Quote each line of the material verbatim, without the pictures.

==*==

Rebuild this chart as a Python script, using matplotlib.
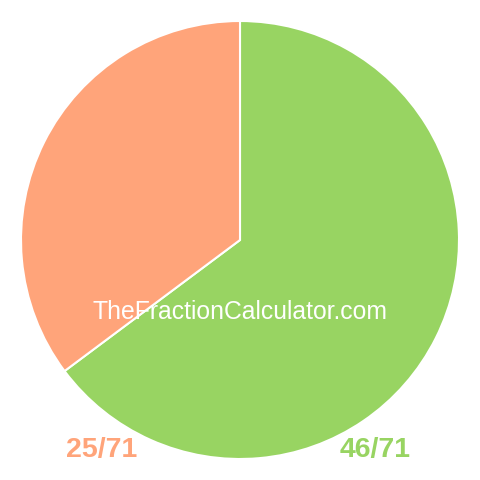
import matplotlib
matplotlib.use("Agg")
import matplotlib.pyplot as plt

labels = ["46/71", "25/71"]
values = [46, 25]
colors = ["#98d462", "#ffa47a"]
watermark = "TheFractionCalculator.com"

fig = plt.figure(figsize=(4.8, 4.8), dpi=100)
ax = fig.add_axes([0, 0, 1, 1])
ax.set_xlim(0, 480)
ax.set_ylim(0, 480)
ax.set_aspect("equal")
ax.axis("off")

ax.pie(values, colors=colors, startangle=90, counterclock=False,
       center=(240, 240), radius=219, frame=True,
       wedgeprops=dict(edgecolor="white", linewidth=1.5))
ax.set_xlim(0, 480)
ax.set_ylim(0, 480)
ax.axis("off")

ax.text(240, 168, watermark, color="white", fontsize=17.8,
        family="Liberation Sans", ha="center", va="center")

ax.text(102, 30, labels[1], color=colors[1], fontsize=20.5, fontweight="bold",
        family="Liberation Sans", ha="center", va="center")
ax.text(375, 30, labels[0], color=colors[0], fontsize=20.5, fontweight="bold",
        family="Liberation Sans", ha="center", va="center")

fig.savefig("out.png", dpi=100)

==*==

■ ANSWER IN FULL:
Rebuild this chart as a Python script, using matplotlib.
import matplotlib
matplotlib.use("Agg")
import matplotlib.pyplot as plt

labels = ["46/71", "25/71"]
values = [46, 25]
colors = ["#98d462", "#ffa47a"]
watermark = "TheFractionCalculator.com"

fig = plt.figure(figsize=(4.8, 4.8), dpi=100)
ax = fig.add_axes([0, 0, 1, 1])
ax.set_xlim(0, 480)
ax.set_ylim(0, 480)
ax.set_aspect("equal")
ax.axis("off")

ax.pie(values, colors=colors, startangle=90, counterclock=False,
       center=(240, 240), radius=219, frame=True,
       wedgeprops=dict(edgecolor="white", linewidth=1.5))
ax.set_xlim(0, 480)
ax.set_ylim(0, 480)
ax.axis("off")

ax.text(240, 168, watermark, color="white", fontsize=17.8,
        family="Liberation Sans", ha="center", va="center")

ax.text(102, 30, labels[1], color=colors[1], fontsize=20.5, fontweight="bold",
        family="Liberation Sans", ha="center", va="center")
ax.text(375, 30, labels[0], color=colors[0], fontsize=20.5, fontweight="bold",
        family="Liberation Sans", ha="center", va="center")

fig.savefig("out.png", dpi=100)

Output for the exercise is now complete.